'''
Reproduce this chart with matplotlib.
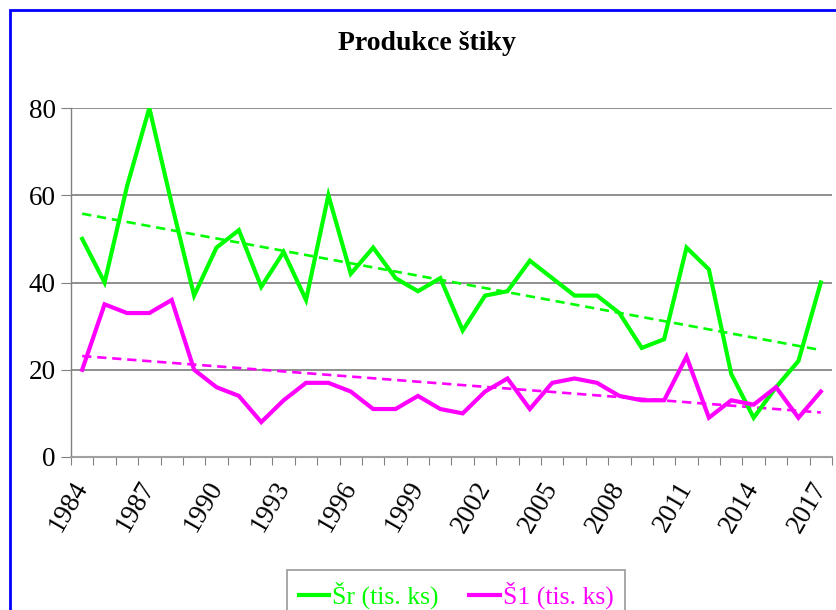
import numpy as np
import matplotlib
matplotlib.use("Agg")
import matplotlib.pyplot as plt
from matplotlib.patches import Rectangle

years = list(range(1984, 2018))
sr = [50, 40, 62, 80, 58, 37, 48, 52, 39, 47, 36, 60, 42, 48, 41, 38, 41, 29, 37, 38,
      45, 41, 37, 37, 33, 25, 27, 48, 43, 19, 9, 16, 22, 40]
s1 = [20, 35, 33, 33, 36, 20, 16, 14, 8, 13, 17, 17, 15, 11, 11, 14, 11, 10, 15, 18,
      11, 17, 18, 17, 14, 13, 13, 23, 9, 13, 12, 16, 9, 15]
labels = ["Šr (tis. ks)", "Š1 (tis. ks)"]
title = "Produkce štiky"

plt.rcParams['font.family'] = ['Liberation Serif', 'DejaVu Serif']

W, H = 837, 610
fig = plt.figure(figsize=(W / 100, H / 100), dpi=100)
ax = fig.add_axes([71 / W, 1 - 457 / H, (832 - 71) / W, (457 - 108) / H])

x = np.arange(len(years))
green = '#00ff00'
magenta = '#ff00ff'
l1, = ax.plot(x, sr, color=green, lw=3.0, solid_joinstyle='miter', label=labels[0], zorder=3)
l2, = ax.plot(x, s1, color=magenta, lw=3.0, solid_joinstyle='miter', label=labels[1], zorder=3)

for vals, c in ((sr, green), (s1, magenta)):
    p = np.polyfit(x, vals, 1)
    ax.plot(x, np.polyval(p, x), color=c, lw=1.9, ls=(0, (3.5, 2.2)), zorder=2)

ax.set_xlim(-0.5, len(years) - 0.5)
ax.set_ylim(0, 80)
ax.set_yticks([0, 20, 40, 60, 80])
ax.yaxis.grid(True, color='#707070', lw=1.1)
ax.set_axisbelow(True)
for s in ('top', 'right'):
    ax.spines[s].set_visible(False)
ax.spines['left'].set_color('#808080')
ax.spines['bottom'].set_color('#a0a0a0')
ax.spines['left'].set_linewidth(1.0)
ax.spines['bottom'].set_linewidth(1.5)

ax.set_xticks(np.arange(-0.5, len(years), 1.0))
ax.set_xticklabels([])
ax.tick_params(axis='x', which='major', length=6, color='#808080', direction='out')
ax.set_xticks(x[::3], minor=True)
ax.set_xticklabels([str(y) for y in years[::3]], minor=True, rotation=60,
                   ha='right', va='center', rotation_mode='anchor', fontsize=19.5)
ax.tick_params(axis='x', which='minor', length=0, pad=19)
ax.tick_params(axis='y', length=7, color='#808080', labelsize=19.5, pad=4)

fig.text(427 / W, 1 - 43 / H, title, ha='center', va='center', fontsize=20, fontweight='bold')

leg = fig.legend(handles=[l1, l2], loc='upper center', bbox_to_anchor=(456 / W, 1 - 570 / H),
                 ncol=2, fontsize=18.5, frameon=True, fancybox=False, edgecolor='#808080',
                 handlelength=1.2, handletextpad=0.1, columnspacing=1.2, labelcolor='linecolor',
                 borderpad=0.45, borderaxespad=0)
leg.get_frame().set_linewidth(1.2)

fig.patches.append(Rectangle((9.5 / W, -0.05), 1.1, 1 - 10 / H + 0.05, transform=fig.transFigure,
                             fill=False, edgecolor='#0000ff', lw=2.0, zorder=10))

fig.savefig('out.png', dpi=100)
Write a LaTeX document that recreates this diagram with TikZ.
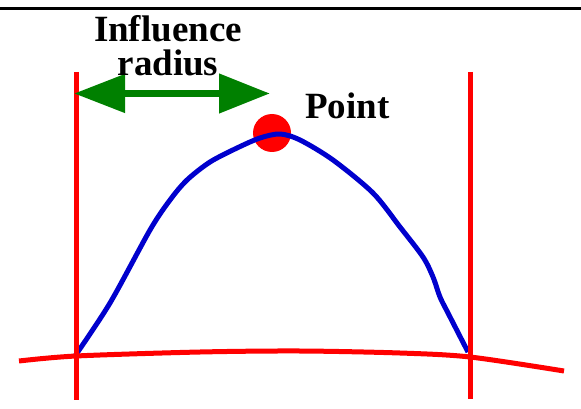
'''
* _THE EXERCISE_
Starting with the first line of the data above and ending with the line containing "ax.spines['bottom'].set_linewidth(1.5)", please restate every line exactly, leaving images out.

* _OUTPUT FOR THIS EXERCISE_
Reproduce this chart with matplotlib.
import numpy as np
import matplotlib
matplotlib.use("Agg")
import matplotlib.pyplot as plt
from matplotlib.patches import Rectangle

years = list(range(1984, 2018))
sr = [50, 40, 62, 80, 58, 37, 48, 52, 39, 47, 36, 60, 42, 48, 41, 38, 41, 29, 37, 38,
      45, 41, 37, 37, 33, 25, 27, 48, 43, 19, 9, 16, 22, 40]
s1 = [20, 35, 33, 33, 36, 20, 16, 14, 8, 13, 17, 17, 15, 11, 11, 14, 11, 10, 15, 18,
      11, 17, 18, 17, 14, 13, 13, 23, 9, 13, 12, 16, 9, 15]
labels = ["Šr (tis. ks)", "Š1 (tis. ks)"]
title = "Produkce štiky"

plt.rcParams['font.family'] = ['Liberation Serif', 'DejaVu Serif']

W, H = 837, 610
fig = plt.figure(figsize=(W / 100, H / 100), dpi=100)
ax = fig.add_axes([71 / W, 1 - 457 / H, (832 - 71) / W, (457 - 108) / H])

x = np.arange(len(years))
green = '#00ff00'
magenta = '#ff00ff'
l1, = ax.plot(x, sr, color=green, lw=3.0, solid_joinstyle='miter', label=labels[0], zorder=3)
l2, = ax.plot(x, s1, color=magenta, lw=3.0, solid_joinstyle='miter', label=labels[1], zorder=3)

for vals, c in ((sr, green), (s1, magenta)):
    p = np.polyfit(x, vals, 1)
    ax.plot(x, np.polyval(p, x), color=c, lw=1.9, ls=(0, (3.5, 2.2)), zorder=2)

ax.set_xlim(-0.5, len(years) - 0.5)
ax.set_ylim(0, 80)
ax.set_yticks([0, 20, 40, 60, 80])
ax.yaxis.grid(True, color='#707070', lw=1.1)
ax.set_axisbelow(True)
for s in ('top', 'right'):
    ax.spines[s].set_visible(False)
ax.spines['left'].set_color('#808080')
ax.spines['bottom'].set_color('#a0a0a0')
ax.spines['left'].set_linewidth(1.0)
ax.spines['bottom'].set_linewidth(1.5)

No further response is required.